Bad debt eases
NON-PERFORMING loans (NPLs) owed to Jamaican financial institutions fell marginally over the three months to September 30, 2009, even while total loans outstanding in the system fell over the three-month period by an even smaller margin.
Total NPLs, which are loans that have not been serviced for over three months, fell from $14.6 billion at the end of June 2009 to $14.2 billion at the end of September — a 2.4 per cent reduction — according to the latest prudential indicators released by the Bank of Jamaica (BOJ).
On the other hand, total loans in the financial system fell from $352.7 billion to $350.4 billion over the periods under review — a decline of 0.6 per cent.
This is the first time that financial institutions have seen an ease on bad debt since NPL growth started to accelerate in the June quarter of 2008, but the reduction was seen largely on mortgages held by building societies while commercial banks saw an increase in NPLs coupled with a larger reduction in outstanding loans.
Commercial banks’ NPLs grew by $48 million to $9.41 billion over the three-month period but gross loans dropped by $2.1 billion to $257.2 billion.
The banks did, however, increase their provision for loan losses to $8.8 billion, which increases its coverage of NPLs from 91.1 per cent to 94 per cent.
All commercial banks, excepting Pan Caribbean Bank (PCB), saw their loan portfolios shrink with FirstCaribbean International Bank Jamaica (FCIBJ) seeing the largest decline — a $1.2-billion drop to $27.9 billion over the three months to September 30, 2009.
That decline was followed by National Commercial Bank (NCB) and RBTT which saw their loan portfolios decline by $468 million and $429 million respectively.
Even though FCIBJ saw the largest decline in its loan portfolio, NCB made the biggest upward adjustment to provisions for loan losses — $141 million to $2.4 billion.
FCIBJ increased its provision by $74 million, followed by Bank of Nova Scotia, with its $45-million increase.
BOJ’s data didn’t show how each individual bank performed in terms of NPLs.
However, the BOJ figures showed that RBTT went deeper into its loss position, which it entered in the June quarter.
RBTT Jamaica had racked up a $600-million loss during the June quarter as a result of “the current economic slowdown has had a negative impact on a number of sectors within the Jamaican economy, and a number of our clients,” according to the bank.
According to the Assets and Liabilities of Commercial Banks, as at 30 June 2009 released by BOJ, RBTT had unappropriated loss of $593 million compared to unappropriated profit of $124 million at end of March 2009.

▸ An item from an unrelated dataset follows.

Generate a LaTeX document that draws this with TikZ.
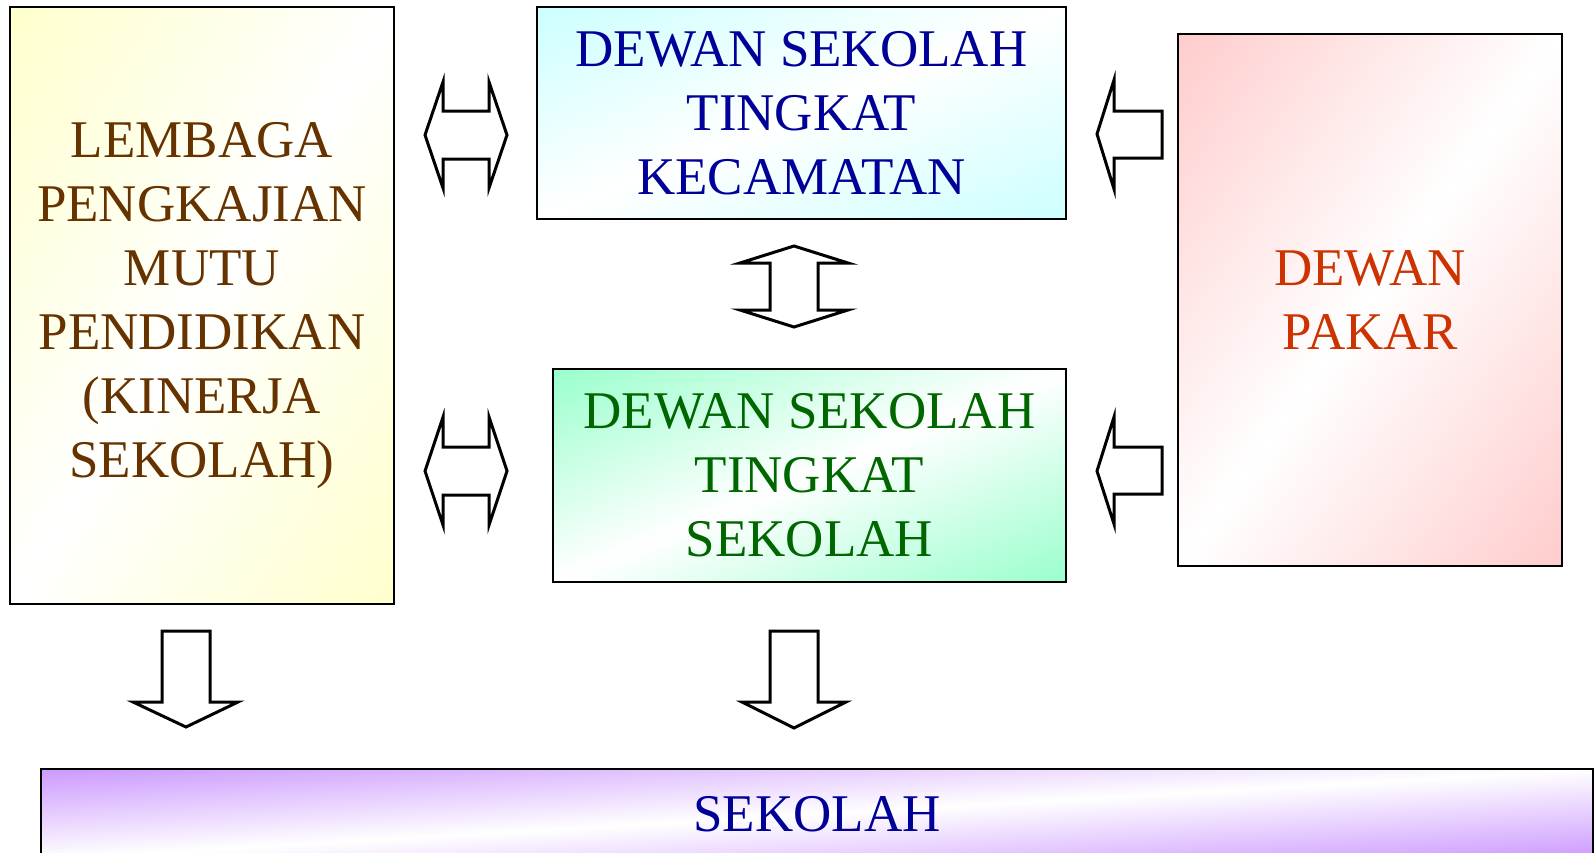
\documentclass[tikz,border=0pt]{standalone}
\usepackage{fontspec}
\setmainfont{Liberation Serif}
\definecolor{yellowc}{HTML}{FFFFCC}
\definecolor{cyanc}{HTML}{CCFFFF}
\definecolor{greenc}{HTML}{99FFCC}
\definecolor{pinkc}{HTML}{FFCCCC}
\definecolor{purplec}{HTML}{CC99FF}
\definecolor{browntxt}{HTML}{663300}
\definecolor{bluetxt}{HTML}{000099}
\definecolor{greentxt}{HTML}{006600}
\definecolor{redtxt}{HTML}{CC3300}
\pgfdeclarehorizontalshading{gyellow}{100bp}{color(0bp)=(yellowc); color(25bp)=(yellowc); color(50bp)=(white); color(75bp)=(yellowc); color(100bp)=(yellowc)}
\pgfdeclarehorizontalshading{gcyan}{100bp}{color(0bp)=(cyanc); color(25bp)=(cyanc); color(50bp)=(white); color(75bp)=(cyanc); color(100bp)=(cyanc)}
\pgfdeclarehorizontalshading{ggreen}{100bp}{color(0bp)=(greenc); color(25bp)=(greenc); color(50bp)=(white); color(75bp)=(greenc); color(100bp)=(greenc)}
\pgfdeclarehorizontalshading{gpink}{100bp}{color(0bp)=(pinkc); color(25bp)=(pinkc); color(50bp)=(white); color(75bp)=(pinkc); color(100bp)=(pinkc)}
\pgfdeclarehorizontalshading{gpurple}{100bp}{color(0bp)=(purplec); color(25bp)=(purplec); color(50bp)=(white); color(75bp)=(purplec); color(100bp)=(purplec)}
% diagonal gradient (top-left corner -> white centre -> bottom-right corner),
% stretched to the box: centre x, centre y, width, height, shading name
\newcommand\diaggrad[5]{%
  \begin{scope}[transform canvas={shift={(#1,#2)}, xscale=#3/100, yscale=#4/100}]
    \clip (-50,-50) rectangle (50,50);
    \begin{scope}[transform canvas={rotate=-45}]
      \shade[shading=#5, shading angle=0] (-70.72,-70.72) rectangle (70.72,70.72);
    \end{scope}
  \end{scope}}
\begin{document}
\begin{tikzpicture}[x=1pt,y=-1pt,
  box/.style={draw=black, line width=2.5pt, inner sep=0pt, align=center,
    font=\fontsize{53}{64}\selectfont},
  blockarrow/.style={draw=black, fill=white, line width=3pt, line join=miter}]
\useasboundingbox (0,0) rectangle (1596,852);

\diaggrad{202}{305.5}{384}{597}{gyellow}
\diaggrad{801.5}{113}{529}{212}{gcyan}
\diaggrad{809.5}{475.5}{513}{213}{ggreen}
\diaggrad{1370}{300}{384}{532}{gpink}
\diaggrad{817}{814}{1552}{90}{gpurple}

\node[box, text=browntxt, minimum width=384pt, minimum height=597pt] (lpmp) at (202,305.5)
  {LEMBAGA\\PENGKAJIAN\\MUTU\\PENDIDIKAN\\(KINERJA\\SEKOLAH)};
\node[box, text=bluetxt, minimum width=529pt, minimum height=212pt] (dstk) at (801.5,113)
  {DEWAN SEKOLAH\\TINGKAT\\KECAMATAN};
\node[box, text=greentxt, minimum width=513pt, minimum height=213pt] (dsts) at (809.5,475.5)
  {DEWAN SEKOLAH\\TINGKAT\\SEKOLAH};
\node[box, text=redtxt, minimum width=384pt, minimum height=532pt] (pakar) at (1370,300)
  {DEWAN\\PAKAR};
\node[box, text=bluetxt, minimum width=1552pt, minimum height=90pt] (sekolah) at (817,814)
  {SEKOLAH};

% double arrows between LPMP and the councils
\draw[blockarrow] (425,135) -- (443,82) -- (443,111) -- (489,111) -- (489,82) -- (507,135)
  -- (489,188) -- (489,159) -- (443,159) -- (443,188) -- cycle;
\draw[blockarrow] (425,471) -- (443,417) -- (443,447) -- (489,447) -- (489,417) -- (507,471)
  -- (489,525) -- (489,495) -- (443,495) -- (443,525) -- cycle;
% vertical double arrow
\draw[blockarrow] (794,246) -- (848,263) -- (818,263) -- (818,310) -- (848,310) -- (794,327)
  -- (740,310) -- (770,310) -- (770,263) -- (740,263) -- cycle;
% arrows from Dewan Pakar
\draw[blockarrow] (1097,134) -- (1114,80) -- (1114,111) -- (1162,111) -- (1162,158)
  -- (1114,158) -- (1114,189) -- cycle;
\draw[blockarrow] (1097,471) -- (1114,417) -- (1114,447) -- (1162,447) -- (1162,494)
  -- (1114,494) -- (1114,524) -- cycle;
% down arrows
\draw[blockarrow] (162,631) -- (210,631) -- (210,702) -- (238,702) -- (186,727)
  -- (133,702) -- (162,702) -- cycle;
\draw[blockarrow] (770,631) -- (818,631) -- (818,702) -- (846,702) -- (794,728)
  -- (742,702) -- (770,702) -- cycle;
\end{tikzpicture}
\end{document}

Then, RBTT increased its provision for loan loss from $972 million at the end of March to $1.85 billion at the end of June, increasing the proportion provision for loan loss to total loans from 2.5 per cent to 4.9 per cent — the highest ratio among commercial banks at the end of June.
The latest BOJ shows RBTT with unappropriated losses of $673 million, or $81 million deeper in the red three months later.
First Global Bank (FGB), which incurred $1.77 billion in trading losses from “unauthorised and undisclosed trading activity”, was the only other bank to have unappropriated losses at the end of the September 2009 quarter.
FGB expensed $302 million of the trading loss during the review quarter and the remainder during prior periods.
The BOJ figures show the bank having unappropriated losses of $87 million and prior years’ deficit of $221 million, a turnaround from the $251 million in unappropriated profit and zero deficit/earnings for prior years reported by the central bank for end June 2009.